In Austria, more than 310 traffickers were apprehended in the first half of the year until mid-July.  Their nationalities were "very diverse": they were, for example, Hungarian, Serbian and Romanian citizens, but also refugees who would save the costs of the actual traffickers, for example by driving a vehicle.

Austria is also strongly affected by "irregular migration".  Unlike Germany, France and northern European countries, Austria is not the "number one destination country", according to the Ministry of the Interior.  Most of the people who tried to flee to the EU came from the war-torn countries of Syria and Afghanistan.  They can apply for asylum, which then "has to be processed", according to the Ministry of the Interior.  The "likelihood of protection for these two nationalities is extensive".  Also in Hungary?  "To a manageable extent." Those who can, therefore, try again across the border.  In addition to Syria and Afghanistan, people from so-called safe countries of origin such as Tunisia, Pakistan and Bangladesh are also taking the escape route.

167 percent more refugees

According to data from the Belgrade Centre for Asylum Assistance in mid-June, the number of refugees on the route through Serbia was more than 167 per cent higher than in the previous year.  According to Rados Djurovic, head of the Centre, between 200 and 250 people entered Serbia illegally every day from Kosovo, Northern Macedonia and Bulgaria. At the same time, the number of so-called pushbacks to neighbouring EU countries also increased, according to Djurovic. The Belgrade Centre for Asylum Assistance recorded more than 1,083 cases of refugees being illegally pushed back to Serbia from neighbouring EU countries - Hungary, Romania and Croatia - in the first five months of this year. According to Djurovic, however, the number of unreported pushbacks is probably much higher.  In the first four months of the year, 95 refugees succeeded in applying for asylum in Serbia, and two of them were granted it.

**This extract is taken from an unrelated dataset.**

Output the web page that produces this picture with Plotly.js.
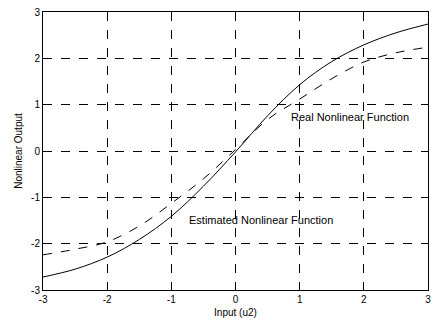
<!DOCTYPE html>
<html><head><meta charset="utf-8">
<script src="https://cdn.plot.ly/plotly-3.0.1.min.js"></script>
<style>html,body{margin:0;padding:0;background:#fff}#c{width:433px;height:320px}</style>
</head><body><div id="c"></div>
<script>
const xVals = [-3,-2.5,-2,-1.5,-1,-0.5,0,0.5,1,1.5,2,2.5,3];
const realVals = [-2.72,-2.55,-2.29,-1.91,-1.41,-0.76,-0.02,0.76,1.43,1.93,2.29,2.55,2.74];
const estVals = [-2.24,-2.12,-1.96,-1.62,-1.13,-0.6,0.03,0.68,1.12,1.56,1.92,2.12,2.24];
const tickVals = [-3,-2,-1,0,1,2,3];
const tickText = ['-3','-2','-1','0','1','2','3'];
const labels = ['Real Nonlinear Function','Estimated Nonlinear Function'];

const font = {family:'Liberation Sans, Arial, sans-serif', color:'#000'};
const data = [
  {x:xVals, y:realVals, mode:'lines', line:{color:'#000', width:1, shape:'spline'}, name:labels[0]},
  {x:xVals, y:estVals, mode:'lines', line:{color:'#000', width:1, dash:'dash', shape:'spline'}, name:labels[1]}
];
const axisBase = {
  range:[-3,3], tickvals:tickVals, ticktext:tickText,
  showline:true, mirror:true, linecolor:'#000', linewidth:1,
  ticks:'inside', ticklen:4, tickcolor:'#000',
  showgrid:true, gridcolor:'#000', gridwidth:1, griddash:'dash',
  zeroline:false, tickfont:{...font, size:10}
};
const layout = {
  width:433, height:320,
  margin:{l:43, r:5, t:12, b:30},
  paper_bgcolor:'#fff', plot_bgcolor:'#fff',
  showlegend:false,
  font:font,
  xaxis:{...axisBase, title:{text:'Input (u2)', font:{...font, size:10}, standoff:4}},
  yaxis:{...axisBase, title:{text:'Nonlinear Output', font:{...font, size:10}, standoff:6}},
  annotations:[
    {x:1.78, y:0.73, text:labels[0], showarrow:false, font:{...font, size:11}},
    {x:0.4, y:-1.49, text:labels[1], showarrow:false, font:{...font, size:11}}
  ]
};
Plotly.newPlot('c', data, layout, {displayModeBar:false, staticPlot:true});
</script></body></html>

NGOs like "SOS Balkanroute" and "Omas gegen Rechts-Grannies against the Right" have already criticised Austria's co-operation with Hungary and Serbia.  SOS Balkanroute" on Facebook, for example, speaks of "inhuman horror images of Serbian police operations along the EU's external borders, which are supported structurally, in terms of personnel and financially by the Austrian Ministry of the Interior".  Last week, the Kleine Zeitung picked up on a report by the NGO, according to which the Serbian Interior Minister Aleksandar Vulin had told the press that Serbia was "not a car park for scum from Asia".  According to the NGO, photographs sent out by the Serbian Interior Ministry show "hundreds of men" who "hold their arms above their heads on command, walk bent over and finally kneel in front of the Serbian Interior Minister Vulin, who accompanied the operation in a black uniform".

"Grannies against the Right" against co-operation

The spokesperson of "Grannies against the Right", Susanne Scholl, described the co-operation with the Serbian government as "unbelievable that the Austrian body politic co-operates with such people".  On the small chance of receiving asylum in Serbia and the EU country, Hungary, she told APA that this made it "more incomprehensible" that Austria was sending refugees back there. "We have an inhumane way of dealing with people on the run."

Especially in the current situation, the Serbian police is an "important and reliable partner in the fight against organised trafficking in human beings", stressed a spokesperson for Interior Minister Karner. The Minister will address the "statements circulated in the media" at the next meeting with the Serbian interior minister.

Co-operation at the borders will also be a focus of the meeting between Federal Chancellor Nehammer (ÖVP) and Hungarian Prime Minister Orbán in Vienna on Thursday.  As of 1 September, Hungary also plans to have an additional unit ready for deployment to monitor its borders.  In the first intake, 2,200 border guards are to be recruited, with a total - according to the target - of 4,000 personnel.  The training will be shortened and the training content will be designed for border guards, similar to the Austrian border police assistants, according to the Austrian Ministry of the Interior.  Support for the training of the new border police has accordingly been offered by Ruf, the Director General for Public Security.